Where are the biggest opportunities for HCL and Google?
Our very large engineering services business helps customers build products and make them work in a hyper connected ecosystem. More and more, the intelligence is moving from inside the box to out of the box in the connected intelligence manner.
There’s huge potential in what we could do with product lifecycle management; or what we could do with operational technology (OT) systems; or what we can do with embedding software in a car; or building software inside appliances.
That’s where it’s not just Google Cloud, but the Alphabet ecosystem.
We’re working pretty closely with Android and Android technologies. In the backend, we start to create scalable cloud services on Google Cloud. Because these connected devices need to go and connect into some other pretty large ecosystems.
Enterprises only have ‘X’ amount of capacity. So IT can do only ‘X’ because the collective IT spend is ‘X’.

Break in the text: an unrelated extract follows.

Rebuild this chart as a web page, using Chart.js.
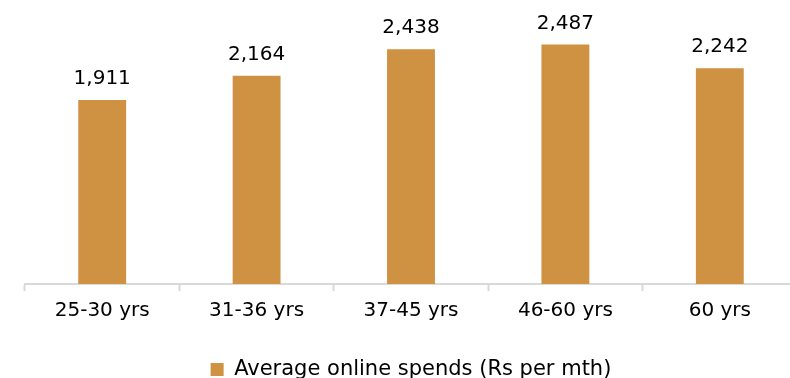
<!DOCTYPE html>
<html>
<head>
<meta charset="utf-8">
<script src="https://cdn.jsdelivr.net/npm/chart.js@4.4.1/dist/chart.umd.min.js"></script>
<style>
  html, body { margin: 0; padding: 0; background: #fff; overflow: hidden; }
  #wrap { position: relative; width: 797px; height: 390px; }
</style>
</head>
<body>
<div id="wrap"><canvas id="spends"></canvas></div>
<script>
const ageGroups = ['25-30 yrs', '31-36 yrs', '37-45 yrs', '46-60 yrs', '60 yrs'];
const avgSpends = [1911, 2164, 2438, 2487, 2242];
const seriesName = 'Average online spends (Rs per mth)';

const barColor = '#CF9142';

// value labels above each bar
const valueLabels = {
  id: 'valueLabels',
  afterDatasetsDraw(chart) {
    const { ctx } = chart;
    const meta = chart.getDatasetMeta(0);
    ctx.save();
    ctx.font = '20px "DejaVu Sans"';
    ctx.fillStyle = '#000';
    ctx.textAlign = 'center';
    ctx.textBaseline = 'bottom';
    meta.data.forEach((bar, i) => {
      const v = chart.data.datasets[0].data[i];
      ctx.fillText(v.toLocaleString('en-US'), bar.x, bar.y - 11);
    });
    ctx.restore();
  },
};

new Chart(document.getElementById('spends'), {
  type: 'bar',
  data: {
    labels: ageGroups,
    datasets: [
      {
        label: seriesName,
        data: avgSpends,
        backgroundColor: barColor,
        barPercentage: 0.62,
        categoryPercentage: 0.5,
      },
    ],
  },
  options: {
    responsive: true,
    maintainAspectRatio: false,
    animation: false,
    layout: { padding: { left: 25, top: 0, right: 0, bottom: 0 } },
    scales: {
      y: { display: false, min: 0, max: 2950 },
      x: {
        grid: {
          drawOnChartArea: false,
          drawTicks: true,
          tickLength: 7,
          tickColor: '#d9d9d9',
          tickWidth: 2,
        },
        border: { color: '#d9d9d9', width: 2 },
        ticks: {
          color: '#000',
          font: { family: '"DejaVu Sans"', size: 20 },
          padding: 8,
        },
      },
    },
    plugins: {
      tooltip: { enabled: false },
      legend: {
        position: 'bottom',
        fullSize: false,
        labels: {
          color: '#000',
          font: { family: '"DejaVu Sans"', size: 21 },
          boxWidth: 13,
          boxHeight: 13,
          padding: 28,
        },
      },
    },
  },
  plugins: [valueLabels],
});
</script>
</body>
</html>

But there’s business technology and then there is OT. The real world of cloud impact is IT will reach a point in time where everything in IT will get standardized and cloud will become the de facto choice.
You can only do so much in IT, but there is still a significant headroom for all the cloud play and business technology.
In this connected system world, there’s the operations technology—the plants, the connected ecosystem, OT assets—which we think the future is all about.
In the next ten years, it’s about these immersive technologies like the Metaverse, immersive computing, augmented computing, cognitive computing— that’s where the real shift is going to happen.
A lot of our play with Google is around data, AI, and around insights, because that’s where you can unlock the value of the cloud.
Lifting and shifting applications to the cloud, you can only extract ‘X’ value.
But it’s about how do you get continuous value? That’s all going to happen when you really are able to leverage the power of data.
Is Google Cloud a good partner to be with? How does their partnering model stack up?
Google took a very different approach to building a partnering model.
It’s been stated by both [CEO] Thomas Kurian and Kevin [Ichhpurani] very clearly that it’s a partner-first, partner-lean approach. And we’ve seen that pretty much for 99 percent of the time.
That model has been very, very good. Based on our experience working across various other partners, this is a very clear commitment in terms of how they approach the partnering model.
With partners at our size and scale, everyone partners with everyone in the market. But when you bring focus, like what we’ve done with the Google ecosystem unit and how Google has equally had the same amount of dedicated people who only focus on HCL across the globe—Google has a partner friendly approach. But then when you bring them extreme focus, that really changes and elevates the partnership to the next level.
If you take our HCL software division, and some of the products like Commerce, DRYiCE and Unica—we’ve deployed some of those technologies, cloud enabled them and [they are] being built as a Google Cloud native SaaS offering.
This is basically our software product business using Google Cloud and using the technology to deliver a SaaS product or making them available on the Marketplace—those are significant bets which we are making at an overall HCL level.
On our software and service side, we’re building a lot of solutions and offerings on top of Google Cloud.
It really shows that the partnering has been working when the trust has been established between both organizations and it’s getting executed well in the field.